What was your original trigger?

The actresses, the crew, a theatre play we did together in 2010, my departure to New York from living in Buenos Aires: “When will I be able to shoot again!?”

An alternative title for your film?

Shakespearead no. 2.

Your favourite scene in the film?

I like the scene where the actresses are rehearsing and they repeat the text as if it was a magic love spell. I enjoy seeing the actresses in that resistance match while appreciating a text that may still speak to us.

Why do you make films? 

I enjoy what it implies: meeting with certain friends, organising around a camera and a mic.

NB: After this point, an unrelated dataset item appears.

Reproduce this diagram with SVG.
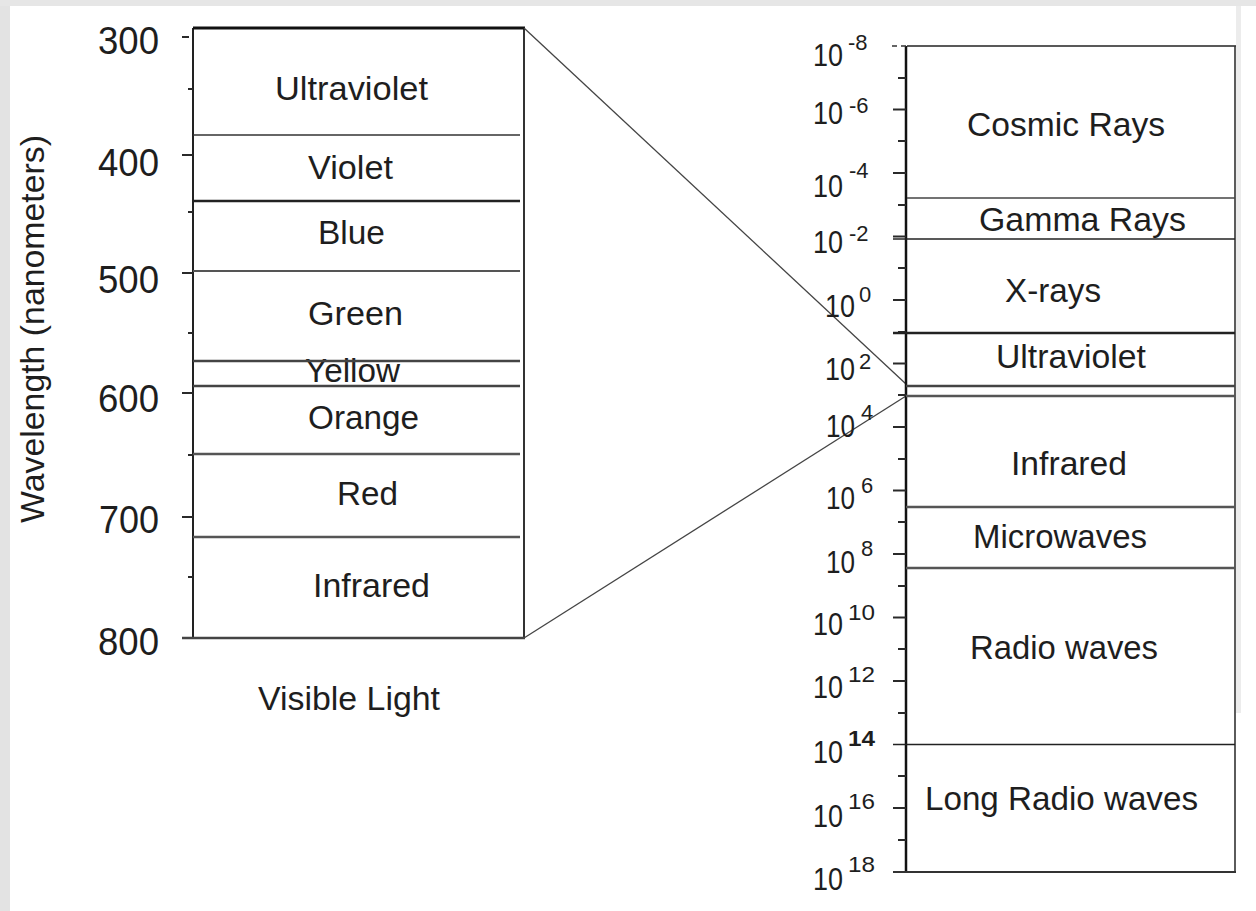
<svg xmlns="http://www.w3.org/2000/svg" width="1256" height="911" viewBox="0 0 1256 911">
<style>
  text { font-family: "Liberation Sans", Arial, sans-serif; fill: #1e1e1e; }
  .lbl { font-size: 34px; }
  .rlbl { font-size: 33px; }
  .num { font-size: 38px; }
  .ax { font-size: 32px; }
  .sup { font-size: 22px; }
  .supb { font-size: 22px; font-weight: bold; }
  .tick { stroke: #2a2a2a; stroke-width: 2; }
  .conn { stroke: #444; stroke-width: 1.3; fill: none; }
</style>
<rect x="0" y="0" width="1256" height="911" fill="#ffffff"/>
<rect x="0" y="0" width="10" height="911" fill="#e3e3e3"/>
<rect x="0" y="0" width="1256" height="6" fill="#e6e6e6"/>
<rect x="1236" y="6" width="5" height="707" fill="#ececec"/>

<!-- Left axis -->
<g id="left-axis">
  <line x1="193" y1="28" x2="193" y2="638" stroke="#222" stroke-width="2"/>
  <g class="tick">
    <line x1="182" y1="37" x2="189" y2="37"/>
    <line x1="182" y1="155" x2="193" y2="155"/>
    <line x1="182" y1="273" x2="193" y2="273"/>
    <line x1="182" y1="393" x2="193" y2="393"/>
    <line x1="182" y1="517" x2="193" y2="517"/>
    <line x1="188" y1="89" x2="193" y2="89"/>
    <line x1="188" y1="212" x2="193" y2="212"/>
    <line x1="188" y1="333" x2="193" y2="333"/>
    <line x1="188" y1="455" x2="193" y2="455"/>
    <line x1="188" y1="577" x2="193" y2="577"/>
  </g>
  <text class="num" x="98" y="54" textLength="61" lengthAdjust="spacingAndGlyphs">300</text>
  <text class="num" x="98" y="176" textLength="61" lengthAdjust="spacingAndGlyphs">400</text>
  <text class="num" x="98" y="293" textLength="61" lengthAdjust="spacingAndGlyphs">500</text>
  <text class="num" x="98" y="412" textLength="61" lengthAdjust="spacingAndGlyphs">600</text>
  <text class="num" x="99" y="533" textLength="60" lengthAdjust="spacingAndGlyphs">700</text>
  <text class="num" x="98" y="655" textLength="61" lengthAdjust="spacingAndGlyphs">800</text>
  <text transform="translate(44,329) rotate(-90)" font-size="33" text-anchor="middle" textLength="388" lengthAdjust="spacingAndGlyphs">Wavelength (nanometers)</text>
</g>

<!-- Left box (visible light) -->
<g id="visible-light">
  <line x1="524" y1="28" x2="524" y2="638" stroke="#333" stroke-width="2"/>
  <line x1="193" y1="28" x2="525" y2="28" stroke="#111" stroke-width="3"/>
  <line x1="182" y1="638" x2="525" y2="638" stroke="#444" stroke-width="2.5"/>
  <text class="lbl" x="258" y="710" textLength="182" lengthAdjust="spacingAndGlyphs">Visible Light</text>
</g>
<g id="vis-ultraviolet">
  <text class="lbl" x="275" y="100" textLength="153" lengthAdjust="spacingAndGlyphs">Ultraviolet</text>
  <line x1="193" y1="135" x2="520" y2="135" stroke="#333" stroke-width="1.6"/>
</g>
<g id="vis-violet">
  <text class="lbl" x="308" y="179" textLength="85" lengthAdjust="spacingAndGlyphs">Violet</text>
  <line x1="193" y1="201" x2="520" y2="201" stroke="#222" stroke-width="2.5"/>
</g>
<g id="vis-blue">
  <text class="lbl" x="318" y="244" textLength="67" lengthAdjust="spacingAndGlyphs">Blue</text>
  <line x1="193" y1="271" x2="520" y2="271" stroke="#555" stroke-width="2"/>
</g>
<g id="vis-green">
  <text class="lbl" x="308" y="325" textLength="95" lengthAdjust="spacingAndGlyphs">Green</text>
</g>
<g id="vis-yellow">
  <text class="lbl" x="305" y="382" textLength="95" lengthAdjust="spacingAndGlyphs">Yellow</text>
  <line x1="193" y1="361" x2="520" y2="361" stroke="#444" stroke-width="2.5"/>
  <line x1="193" y1="386" x2="520" y2="386" stroke="#444" stroke-width="2.5"/>
</g>
<g id="vis-orange">
  <text class="lbl" x="308" y="429" textLength="111" lengthAdjust="spacingAndGlyphs">Orange</text>
  <line x1="193" y1="454" x2="520" y2="454" stroke="#555" stroke-width="2.5"/>
</g>
<g id="vis-red">
  <text class="lbl" x="337" y="505" textLength="61" lengthAdjust="spacingAndGlyphs">Red</text>
  <line x1="193" y1="537" x2="520" y2="537" stroke="#555" stroke-width="2.5"/>
</g>
<g id="vis-infrared">
  <text class="lbl" x="313" y="597" textLength="117" lengthAdjust="spacingAndGlyphs">Infrared</text>
</g>

<!-- Connectors -->
<g id="connectors">
  <line class="conn" x1="524" y1="28" x2="906" y2="384"/>
  <line class="conn" x1="524" y1="638" x2="906" y2="396"/>
</g>

<!-- Right axis -->
<g id="right-axis">
  <line x1="906" y1="46" x2="906" y2="872" stroke="#111" stroke-width="2.5"/>
  <line x1="892" y1="46" x2="906" y2="46" stroke="#333" stroke-width="1.5" stroke-dasharray="5,4"/>
  <g class="tick">
    <line x1="893" y1="109.5" x2="906" y2="109.5"/>
    <line x1="893" y1="173" x2="906" y2="173"/>
    <line x1="893" y1="236.5" x2="906" y2="236.5"/>
    <line x1="893" y1="300" x2="906" y2="300"/>
    <line x1="893" y1="363.5" x2="906" y2="363.5"/>
    <line x1="893" y1="427" x2="906" y2="427"/>
    <line x1="893" y1="490.5" x2="906" y2="490.5"/>
    <line x1="893" y1="554" x2="906" y2="554"/>
    <line x1="893" y1="617.5" x2="906" y2="617.5"/>
    <line x1="893" y1="681" x2="906" y2="681"/>
    <line x1="893" y1="808" x2="906" y2="808"/>
    <line x1="898" y1="78" x2="906" y2="78"/>
    <line x1="898" y1="141" x2="906" y2="141"/>
    <line x1="898" y1="205" x2="906" y2="205"/>
    <line x1="898" y1="268" x2="906" y2="268"/>
    <line x1="898" y1="332" x2="906" y2="332"/>
    <line x1="898" y1="395" x2="906" y2="395"/>
    <line x1="898" y1="459" x2="906" y2="459"/>
    <line x1="898" y1="522" x2="906" y2="522"/>
    <line x1="898" y1="586" x2="906" y2="586"/>
    <line x1="898" y1="649" x2="906" y2="649"/>
    <line x1="898" y1="713" x2="906" y2="713"/>
    <line x1="898" y1="776" x2="906" y2="776"/>
    <line x1="898" y1="840" x2="906" y2="840"/>
  </g>
  <text class="ax" x="813" y="66" textLength="30" lengthAdjust="spacingAndGlyphs">10</text><text class="sup" x="848" y="50">-8</text>
  <text class="ax" x="813" y="124" textLength="30" lengthAdjust="spacingAndGlyphs">10</text><text class="sup" x="849" y="113">-6</text>
  <text class="ax" x="813" y="197" textLength="30" lengthAdjust="spacingAndGlyphs">10</text><text class="sup" x="849" y="178">-4</text>
  <text class="ax" x="813" y="253" textLength="30" lengthAdjust="spacingAndGlyphs">10</text><text class="sup" x="849" y="241">-2</text>
  <text class="ax" x="825" y="317" textLength="30" lengthAdjust="spacingAndGlyphs">10</text><text class="sup" x="859" y="302">0</text>
  <text class="ax" x="825" y="380" textLength="30" lengthAdjust="spacingAndGlyphs">10</text><text class="sup" x="859" y="369">2</text>
  <text class="ax" x="826" y="437" textLength="29" lengthAdjust="spacingAndGlyphs">10</text><text class="sup" x="861" y="420">4</text>
  <text class="ax" x="826" y="509" textLength="29" lengthAdjust="spacingAndGlyphs">10</text><text class="sup" x="861" y="493">6</text>
  <text class="ax" x="826" y="573" textLength="29" lengthAdjust="spacingAndGlyphs">10</text><text class="sup" x="861" y="556">8</text>
  <text class="ax" x="813" y="635" textLength="30" lengthAdjust="spacingAndGlyphs">10</text><text class="sup" x="848" y="620" textLength="27" lengthAdjust="spacingAndGlyphs">10</text>
  <text class="ax" x="813" y="698" textLength="30" lengthAdjust="spacingAndGlyphs">10</text><text class="sup" x="848" y="682" textLength="27" lengthAdjust="spacingAndGlyphs">12</text>
  <text class="ax" x="813" y="763" textLength="30" lengthAdjust="spacingAndGlyphs">10</text><text class="supb" x="848" y="746" textLength="27" lengthAdjust="spacingAndGlyphs">14</text>
  <text class="ax" x="813" y="827" textLength="30" lengthAdjust="spacingAndGlyphs">10</text><text class="sup" x="848" y="809" textLength="27" lengthAdjust="spacingAndGlyphs">16</text>
  <text class="ax" x="813" y="890" textLength="30" lengthAdjust="spacingAndGlyphs">10</text><text class="sup" x="848" y="872" textLength="27" lengthAdjust="spacingAndGlyphs">18</text>
</g>

<!-- Right box (electromagnetic spectrum) -->
<g id="spectrum">
  <line x1="907" y1="46" x2="1236" y2="46" stroke="#222" stroke-width="1.5"/>
  <line x1="1235" y1="46" x2="1235" y2="872" stroke="#333" stroke-width="1.6"/>
  <line x1="893" y1="872" x2="1236" y2="872" stroke="#333" stroke-width="2"/>
</g>
<g id="em-cosmic">
  <text class="rlbl" x="967" y="136" textLength="198" lengthAdjust="spacingAndGlyphs">Cosmic Rays</text>
  <line x1="907" y1="198" x2="1235" y2="198" stroke="#444" stroke-width="1.5"/>
</g>
<g id="em-gamma">
  <text class="rlbl" x="979" y="231" textLength="207" lengthAdjust="spacingAndGlyphs">Gamma Rays</text>
  <line x1="893" y1="239" x2="1235" y2="239" stroke="#222" stroke-width="1.5"/>
</g>
<g id="em-xrays">
  <text class="rlbl" x="1005" y="302" textLength="96" lengthAdjust="spacingAndGlyphs">X-rays</text>
  <line x1="893" y1="333" x2="1235" y2="333" stroke="#222" stroke-width="2.5"/>
</g>
<g id="em-ultraviolet">
  <text class="rlbl" x="996" y="368" textLength="150" lengthAdjust="spacingAndGlyphs">Ultraviolet</text>
  <line x1="906" y1="386" x2="1235" y2="386" stroke="#444" stroke-width="2.5"/>
</g>
<g id="em-visible">
  <line x1="906" y1="396" x2="1235" y2="396" stroke="#555" stroke-width="2.5"/>
</g>
<g id="em-infrared">
  <text class="rlbl" x="1011" y="475" textLength="116" lengthAdjust="spacingAndGlyphs">Infrared</text>
  <line x1="906" y1="507" x2="1235" y2="507" stroke="#555" stroke-width="2.5"/>
</g>
<g id="em-microwaves">
  <text class="rlbl" x="973" y="548" textLength="174" lengthAdjust="spacingAndGlyphs">Microwaves</text>
  <line x1="906" y1="568" x2="1235" y2="568" stroke="#555" stroke-width="2.5"/>
</g>
<g id="em-radio">
  <text class="rlbl" x="970" y="659" textLength="188" lengthAdjust="spacingAndGlyphs">Radio waves</text>
  <line x1="893" y1="744.5" x2="1235" y2="744.5" stroke="#222" stroke-width="1.5"/>
</g>
<g id="em-long-radio">
  <text class="rlbl" x="925" y="810" textLength="273" lengthAdjust="spacingAndGlyphs">Long Radio waves</text>
</g>
</svg>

If you didn’t, what would you do?

I would have been a mathematician.

Define a good film.

Hard and personal. You can feel it when it is.

Worst compliment/best insult? 

“I was left outside”/“Me quedé afuera”

Your gravestone will say:

Come and get it.

Most irritating trend in current cinema?

I don’t enjoy speculative, pompous, expensive, stupid, affirmative, judgmental, airless, academic films.

Best film you’ve seen recently?

Gebo et l’ombre, by Manoel de Oliveira, Leviathan by V. Paravel and L. Castaing-Taylor, Tabu by Miguel Gomes, In Another Country by Hong Sang-Soo, San Diego Surf by Andy Warhol and Neighbouring Sounds by Kleber Mendonça Filho, among others.

What are you looking forward to during the Berlinale?

Meeting my friend Alejo F. who has been living in Berlin for a year. And also making one new good friend. But sometime it is not that a good idea to meet people. Too many things in the middle, too much awkwardness.